Yes, you must pay taxes on dividends in most cases. However, there are some exceptions:
- Dividends paid by tax-exempt organizations, such as municipal bonds, are generally not subject to federal income tax.
- Dividends that are reinvested in a dividend reinvestment plan (DRIP) are still subject to tax, even though you did not receive the cash directly.
- Dividends received in tax-advantaged accounts, like a traditional IRA or a Roth IRA, are not subject to taxes until funds are withdrawn or, in the case of a Roth IRA, are generally not taxed at all.
Strategies for Increasing Tax Efficiency
Now we have covered the basics of dividend taxes, we can get into the important part for you as investors. How do we increase our tax efficiency?
1. Hold Stocks in Tax-Advantaged Accounts
Holding dividend-paying stocks in tax-advantaged accounts like a traditional IRA, Roth IRA, or 401(k) can help defer or eliminate taxes on dividends.
This strategy allows you to grow your investments on a tax-deferred or tax-free basis, depending on the type of account.
2. Invest in Qualified Dividends
To take advantage of the lower tax rates, focus on stocks that pay qualified dividends as discussed above. This strategy can help minimize your tax liability and increase your after-tax returns.
3. Use a Buy-and-Hold Strategy
A buy-and-hold strategy can help you meet the holding period requirement for qualified dividends. By holding stocks for the long term, you can avoid higher tax rates on non-qualified dividends and potentially benefit from lower capital gains tax rates when you sell the stocks.
Investing for the long term will also help minimize the effects of market volatility on your portfolio and can produce better results over time.
4. Harvest Tax Losses
If you have stocks with unrealized capital losses, consider selling them to offset capital gains and potentially reduce your tax liability on dividends.
This strategy, known as tax-loss harvesting, can help you balance your taxes across different investment classes.
5. Tax-Exempt Investments
Consider diversifying your investment portfolio with tax-exempt investments, like municipal bonds, which pay interest that is generally not subject to federal income tax.
This can help reduce your overall tax liability and provide you with a more tax-efficient income stream.
6. Opt for Dividend Growth Stocks
Dividend growth stocks are companies that consistently increase their dividend payouts over time. By investing in these stocks, you can benefit from the compounding effect of reinvested dividends and potentially lower taxes due to the long-term holding period.
7. Understand Your Tax Bracket
Knowing your tax bracket can help you make informed decisions about your investments.

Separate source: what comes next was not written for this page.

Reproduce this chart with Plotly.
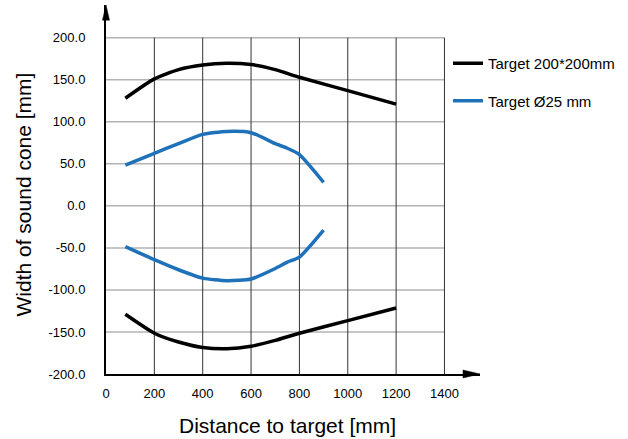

For example, if you are in the 0% long-term capital gains tax bracket, you may not need to worry about minimizing taxes on qualified dividends.
However, if you are in a higher tax bracket, implementing tax-efficient strategies becomes much more critical.
8. Utilize Tax-Managed Mutual Funds and ETFs
Tax-managed mutual funds and exchange-traded funds (ETFs) are designed to minimize taxable distributions and maximize after-tax returns. These funds employ various strategies, such as avoiding stocks that pay non-qualified dividends and focusing on stocks with lower dividend yields to reduce the potential tax impact on investors.
9. Consider a Roth Conversion
If you have a traditional IRA or 401(k), you might consider converting some or all of your funds to a Roth IRA.
While the conversion itself is a taxable event, future qualified withdrawals from a Roth IRA, including dividends, are generally tax-free, which can provide much needed tax savings in the long run.
10. Consult a Tax Professional
Tax laws and regulations can be complex and change frequently. A tax professional can help you navigate the intricacies of dividend taxation and provide personalized advice based on your unique financial situation.
Conclusion
Understanding how dividends are taxed and implementing tax-efficient strategies can help you maximize your after-tax returns and make the most of your investments.
By focusing on the strategies we have outlined here like qualified dividends, holding stocks in tax-advantaged accounts, and utilizing other tax-saving strategies you can increase your overall investment performance while minimizing the impact of taxes.